Overney, mince ! Son assassin, Jean-Antoine Tramoni, gardien de l’usine, qui a tué le jeune homme d’un coup de pistolet devant tout le monde et à bout portant, est jugé aux assises de Paris en ce mois de janvier 1973. Et alors que le verdict était attendu depuis trois jours, il vient de tomber aujourd’hui, du moins dans la presse : le tireur est condamné à quatre ans et 72 000 F de dommages et intérêts. L’avocat général demandait 7 ans. De prison évidemment, pas de lecture obligatoire de charabia georgesbataillen… quoique, en matière de châtiment, il y aurait plus clément. MLeclerc, avocat de la famille, qui défend son (le sien et celui d’Overney) idéal révolutionnaire, déclare : « il a rejoint les morts de la Commune, mais son idéal ouvrier demeure.

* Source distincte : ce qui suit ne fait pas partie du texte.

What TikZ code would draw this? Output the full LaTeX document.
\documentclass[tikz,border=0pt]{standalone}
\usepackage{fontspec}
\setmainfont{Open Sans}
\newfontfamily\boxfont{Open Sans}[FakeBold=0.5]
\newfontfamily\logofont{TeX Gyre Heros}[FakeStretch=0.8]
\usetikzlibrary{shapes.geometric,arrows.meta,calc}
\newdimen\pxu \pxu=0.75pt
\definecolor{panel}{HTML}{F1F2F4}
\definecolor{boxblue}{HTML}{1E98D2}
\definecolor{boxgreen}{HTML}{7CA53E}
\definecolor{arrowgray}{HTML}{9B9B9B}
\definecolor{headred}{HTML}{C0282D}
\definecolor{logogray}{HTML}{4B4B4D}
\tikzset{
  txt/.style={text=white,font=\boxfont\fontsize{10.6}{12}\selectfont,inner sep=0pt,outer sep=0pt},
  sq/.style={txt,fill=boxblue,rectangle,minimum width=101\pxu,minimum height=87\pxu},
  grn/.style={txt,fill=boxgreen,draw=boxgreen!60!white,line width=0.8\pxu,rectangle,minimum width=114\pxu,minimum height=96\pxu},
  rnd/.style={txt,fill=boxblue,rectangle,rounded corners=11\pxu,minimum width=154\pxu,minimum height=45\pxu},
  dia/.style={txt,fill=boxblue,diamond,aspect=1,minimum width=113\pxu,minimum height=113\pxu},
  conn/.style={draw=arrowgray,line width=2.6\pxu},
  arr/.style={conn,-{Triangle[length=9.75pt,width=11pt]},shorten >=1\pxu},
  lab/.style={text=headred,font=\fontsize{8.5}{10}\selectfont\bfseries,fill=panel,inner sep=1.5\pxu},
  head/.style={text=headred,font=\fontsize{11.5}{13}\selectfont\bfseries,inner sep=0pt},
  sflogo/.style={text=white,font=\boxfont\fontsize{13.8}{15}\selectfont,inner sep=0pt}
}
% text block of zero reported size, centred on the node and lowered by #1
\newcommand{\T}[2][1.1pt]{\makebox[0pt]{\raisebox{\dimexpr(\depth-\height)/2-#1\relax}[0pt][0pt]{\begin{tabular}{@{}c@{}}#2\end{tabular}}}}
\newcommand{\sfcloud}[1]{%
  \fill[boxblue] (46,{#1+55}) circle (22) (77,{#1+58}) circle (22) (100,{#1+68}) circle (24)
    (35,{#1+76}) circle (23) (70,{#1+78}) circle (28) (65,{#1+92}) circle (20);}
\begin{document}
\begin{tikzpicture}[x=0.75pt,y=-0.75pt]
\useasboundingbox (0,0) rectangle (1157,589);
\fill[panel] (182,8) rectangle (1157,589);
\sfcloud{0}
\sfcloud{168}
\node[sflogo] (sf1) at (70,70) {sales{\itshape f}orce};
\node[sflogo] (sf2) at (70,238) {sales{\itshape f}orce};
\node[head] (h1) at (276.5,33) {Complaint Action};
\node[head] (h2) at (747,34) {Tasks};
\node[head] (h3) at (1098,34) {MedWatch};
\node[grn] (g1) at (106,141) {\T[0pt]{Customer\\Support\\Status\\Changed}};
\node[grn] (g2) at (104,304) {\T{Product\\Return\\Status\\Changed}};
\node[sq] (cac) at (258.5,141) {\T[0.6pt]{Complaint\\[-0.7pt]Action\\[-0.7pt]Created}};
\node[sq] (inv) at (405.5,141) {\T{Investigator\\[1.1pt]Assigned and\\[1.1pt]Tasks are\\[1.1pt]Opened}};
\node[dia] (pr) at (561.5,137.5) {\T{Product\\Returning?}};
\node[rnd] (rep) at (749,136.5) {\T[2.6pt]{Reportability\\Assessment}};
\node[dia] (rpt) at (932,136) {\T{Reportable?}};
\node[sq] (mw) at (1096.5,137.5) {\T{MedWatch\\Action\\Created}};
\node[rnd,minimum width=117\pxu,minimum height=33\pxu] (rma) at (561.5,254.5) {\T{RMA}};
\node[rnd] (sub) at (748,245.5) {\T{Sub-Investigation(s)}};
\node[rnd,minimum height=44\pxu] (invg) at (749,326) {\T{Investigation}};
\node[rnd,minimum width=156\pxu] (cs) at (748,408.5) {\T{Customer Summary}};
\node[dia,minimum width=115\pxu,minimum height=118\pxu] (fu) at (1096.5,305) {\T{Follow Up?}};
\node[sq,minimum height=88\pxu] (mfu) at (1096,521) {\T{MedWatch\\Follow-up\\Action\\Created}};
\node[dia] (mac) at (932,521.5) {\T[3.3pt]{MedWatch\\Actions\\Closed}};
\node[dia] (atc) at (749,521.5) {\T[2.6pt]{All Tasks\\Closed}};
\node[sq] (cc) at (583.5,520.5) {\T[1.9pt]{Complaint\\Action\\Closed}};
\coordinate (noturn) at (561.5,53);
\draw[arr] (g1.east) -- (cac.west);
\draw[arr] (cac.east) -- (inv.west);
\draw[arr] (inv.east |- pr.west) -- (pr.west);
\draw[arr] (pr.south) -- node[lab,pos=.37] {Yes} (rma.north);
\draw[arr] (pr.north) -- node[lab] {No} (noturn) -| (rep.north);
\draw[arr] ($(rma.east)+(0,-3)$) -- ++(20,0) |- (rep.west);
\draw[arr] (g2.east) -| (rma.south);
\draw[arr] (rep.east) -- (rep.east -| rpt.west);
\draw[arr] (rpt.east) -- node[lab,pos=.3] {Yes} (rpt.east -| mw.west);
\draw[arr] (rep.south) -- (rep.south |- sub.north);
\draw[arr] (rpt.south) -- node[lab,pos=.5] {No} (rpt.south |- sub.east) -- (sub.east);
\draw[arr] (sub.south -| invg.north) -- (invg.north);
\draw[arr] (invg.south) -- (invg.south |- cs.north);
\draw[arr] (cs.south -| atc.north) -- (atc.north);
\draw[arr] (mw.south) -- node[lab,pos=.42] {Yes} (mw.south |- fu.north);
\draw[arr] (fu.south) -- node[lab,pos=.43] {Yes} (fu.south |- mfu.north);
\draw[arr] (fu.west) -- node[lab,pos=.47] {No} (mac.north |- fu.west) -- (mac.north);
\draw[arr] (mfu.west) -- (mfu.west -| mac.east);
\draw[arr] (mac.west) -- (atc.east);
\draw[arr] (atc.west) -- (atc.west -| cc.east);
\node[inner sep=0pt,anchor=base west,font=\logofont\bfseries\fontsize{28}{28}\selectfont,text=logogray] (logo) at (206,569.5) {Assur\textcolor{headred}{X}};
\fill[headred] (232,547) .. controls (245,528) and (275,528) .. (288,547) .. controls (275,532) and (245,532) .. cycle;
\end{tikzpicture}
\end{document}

Quand un ouvrier tombe, d’autres se lèvent ». Et voilà pourquoi la mort de Saint Pierre O. est une aubaine : il devient symbole, témoignage, il pourra susciter des vocations. Ce ne sera pas le Che, pas la même puissance médiatique, mais enfin il servira à alimenter le feu sacré !

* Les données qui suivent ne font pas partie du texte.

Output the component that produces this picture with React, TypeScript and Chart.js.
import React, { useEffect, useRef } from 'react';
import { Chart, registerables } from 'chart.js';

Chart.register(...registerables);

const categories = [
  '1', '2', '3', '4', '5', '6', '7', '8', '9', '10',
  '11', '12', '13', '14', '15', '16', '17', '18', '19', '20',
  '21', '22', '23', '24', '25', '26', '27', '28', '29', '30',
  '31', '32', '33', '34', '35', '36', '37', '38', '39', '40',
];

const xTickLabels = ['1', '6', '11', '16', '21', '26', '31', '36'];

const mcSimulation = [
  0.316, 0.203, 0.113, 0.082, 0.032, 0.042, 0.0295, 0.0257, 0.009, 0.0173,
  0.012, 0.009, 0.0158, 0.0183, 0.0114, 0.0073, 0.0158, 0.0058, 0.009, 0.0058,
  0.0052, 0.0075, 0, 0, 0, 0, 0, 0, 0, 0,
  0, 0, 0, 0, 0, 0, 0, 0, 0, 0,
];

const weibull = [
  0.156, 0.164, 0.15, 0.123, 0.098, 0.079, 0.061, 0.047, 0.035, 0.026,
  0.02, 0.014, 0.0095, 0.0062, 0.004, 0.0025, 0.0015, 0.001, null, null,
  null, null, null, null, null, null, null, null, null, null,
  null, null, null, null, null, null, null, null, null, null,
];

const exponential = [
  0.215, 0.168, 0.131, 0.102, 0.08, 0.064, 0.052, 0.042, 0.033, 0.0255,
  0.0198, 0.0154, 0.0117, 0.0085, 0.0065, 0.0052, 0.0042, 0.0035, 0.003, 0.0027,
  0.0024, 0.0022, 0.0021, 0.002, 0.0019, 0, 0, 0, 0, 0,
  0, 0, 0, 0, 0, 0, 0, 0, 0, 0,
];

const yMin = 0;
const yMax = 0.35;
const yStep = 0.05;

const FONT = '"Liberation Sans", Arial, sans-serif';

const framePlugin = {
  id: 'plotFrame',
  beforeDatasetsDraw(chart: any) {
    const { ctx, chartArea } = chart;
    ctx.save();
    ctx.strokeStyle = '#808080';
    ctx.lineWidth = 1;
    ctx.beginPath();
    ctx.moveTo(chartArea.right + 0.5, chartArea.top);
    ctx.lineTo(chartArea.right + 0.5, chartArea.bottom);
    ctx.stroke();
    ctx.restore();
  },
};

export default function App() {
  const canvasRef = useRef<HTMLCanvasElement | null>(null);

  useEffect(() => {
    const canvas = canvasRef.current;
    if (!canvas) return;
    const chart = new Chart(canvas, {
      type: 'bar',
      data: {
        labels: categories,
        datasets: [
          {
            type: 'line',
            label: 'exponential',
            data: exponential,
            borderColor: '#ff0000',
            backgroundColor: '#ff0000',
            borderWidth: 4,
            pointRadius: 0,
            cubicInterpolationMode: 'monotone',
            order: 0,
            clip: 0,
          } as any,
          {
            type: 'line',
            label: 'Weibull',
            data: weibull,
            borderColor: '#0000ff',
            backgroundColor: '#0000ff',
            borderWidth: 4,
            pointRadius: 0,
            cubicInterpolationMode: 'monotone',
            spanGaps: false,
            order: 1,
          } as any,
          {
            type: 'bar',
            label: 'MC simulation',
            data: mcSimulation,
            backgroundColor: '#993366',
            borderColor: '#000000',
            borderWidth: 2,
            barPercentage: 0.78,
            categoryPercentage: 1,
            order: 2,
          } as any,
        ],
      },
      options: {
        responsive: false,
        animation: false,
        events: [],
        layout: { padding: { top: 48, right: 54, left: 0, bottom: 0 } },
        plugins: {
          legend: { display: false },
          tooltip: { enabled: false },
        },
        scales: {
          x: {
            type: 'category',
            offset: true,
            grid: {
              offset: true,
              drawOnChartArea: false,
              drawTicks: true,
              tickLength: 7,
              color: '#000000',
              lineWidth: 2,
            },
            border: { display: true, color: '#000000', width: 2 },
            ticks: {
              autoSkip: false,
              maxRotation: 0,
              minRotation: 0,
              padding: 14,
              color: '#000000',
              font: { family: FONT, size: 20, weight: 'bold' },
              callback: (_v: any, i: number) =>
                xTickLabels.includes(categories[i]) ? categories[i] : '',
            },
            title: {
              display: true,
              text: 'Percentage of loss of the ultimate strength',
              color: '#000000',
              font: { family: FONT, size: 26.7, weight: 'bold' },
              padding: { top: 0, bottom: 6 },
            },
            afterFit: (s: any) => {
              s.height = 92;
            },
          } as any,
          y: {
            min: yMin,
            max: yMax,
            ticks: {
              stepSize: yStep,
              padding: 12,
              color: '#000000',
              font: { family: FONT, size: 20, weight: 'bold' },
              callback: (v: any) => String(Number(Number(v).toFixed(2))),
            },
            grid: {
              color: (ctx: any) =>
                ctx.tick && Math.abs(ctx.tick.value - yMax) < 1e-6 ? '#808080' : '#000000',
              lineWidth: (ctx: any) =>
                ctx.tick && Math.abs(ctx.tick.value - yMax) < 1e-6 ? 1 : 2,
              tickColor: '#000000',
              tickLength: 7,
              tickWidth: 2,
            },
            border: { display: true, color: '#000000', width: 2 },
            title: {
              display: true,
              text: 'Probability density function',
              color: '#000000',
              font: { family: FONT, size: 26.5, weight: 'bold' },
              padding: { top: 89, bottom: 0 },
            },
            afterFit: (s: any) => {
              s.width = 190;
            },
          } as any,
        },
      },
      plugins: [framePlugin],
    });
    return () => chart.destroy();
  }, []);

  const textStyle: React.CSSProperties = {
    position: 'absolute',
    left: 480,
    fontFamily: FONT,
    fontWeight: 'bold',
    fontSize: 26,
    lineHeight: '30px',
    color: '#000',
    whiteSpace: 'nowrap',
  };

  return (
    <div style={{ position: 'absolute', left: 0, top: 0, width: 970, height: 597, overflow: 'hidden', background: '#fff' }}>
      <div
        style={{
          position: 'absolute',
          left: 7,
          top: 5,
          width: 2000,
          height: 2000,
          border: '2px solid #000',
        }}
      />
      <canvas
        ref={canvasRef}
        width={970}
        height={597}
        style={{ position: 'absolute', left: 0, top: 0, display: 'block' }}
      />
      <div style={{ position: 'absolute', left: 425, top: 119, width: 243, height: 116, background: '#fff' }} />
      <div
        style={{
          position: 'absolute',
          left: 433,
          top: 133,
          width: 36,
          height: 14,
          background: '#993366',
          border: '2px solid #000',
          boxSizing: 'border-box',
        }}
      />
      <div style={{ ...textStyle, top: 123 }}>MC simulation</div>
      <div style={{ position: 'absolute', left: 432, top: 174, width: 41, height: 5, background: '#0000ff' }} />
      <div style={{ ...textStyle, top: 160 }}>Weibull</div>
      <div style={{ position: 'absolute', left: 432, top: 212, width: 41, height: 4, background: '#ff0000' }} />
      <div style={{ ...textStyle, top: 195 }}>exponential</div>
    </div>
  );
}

D’un autre côté, M. Vacher, le chef d’atelier, raconte comment « son bureau avait été saccagé en 1970 », « comment on avait placardé son portrait, accompagné de menaces graves, aux flancs d’une camionnette circulant autour des usines ». De même, l’article, sur la page de droite du Monde d’aujourd’hui, parle d’une séquestration de quatre cadres à l’usine Ferodo, le 18 décembre 1970, suite à un licenciement. Onze ouvriers avaient été condamnés à des peines de prisons avec sursis et à des amendes. Aujourd’hui la plainte de l’entreprise contre le Ministre de l’Intérieur, voulant de lui 1 franc symbolique et surtout la reconnaissance de la « carence de la puissance », a été refusée. Non pas pour des raisons intrinsèques au procès mais par Realpolitik, car « l’autorité » a apprécié que les « répercussions qu’[auraient pu] entrainer une intervention de la force publique » dans l’entreprise auraient été plus graves que de laisser impunis les séquestreurs. Ainsi, les séquestrations ne portant pas atteinte à l’ordre public et la vie des séquestrés n’ayant pas été mise en péril, la justice reconnait ainsi que les forces de l’ordre n’avaient pas à intervenir et qu’aucun dédommagement n’est dû. Étonnante vision de l’État de droit… et si vous me permettez un anachronisme (enfin je vais me permettre, il n’y pas de raison que je vous prenne pas un peu en otage de temps en temps moi non plus et n’impose ma volonté), Sartre ne sera pas à l’enterrement de Tramoni, lorsque celui-ci sera tué par un vague écho d’un sous-rejeton de la Gauche Prolétarienne, les Noyaux Armés pour l’Autonomie Populaire, en 1977. Les camarades-dénonciateurs des Droits de l’Homme ne se réuniront pas faire une grande marche contre la vengeance. Tous les morts n’ont pas la même valeur.

Note

  1. Rappelons aux étourdis, que Sartre a écrit en 1960 dans Les Temps Modernes que « tout anticommuniste est un chien ».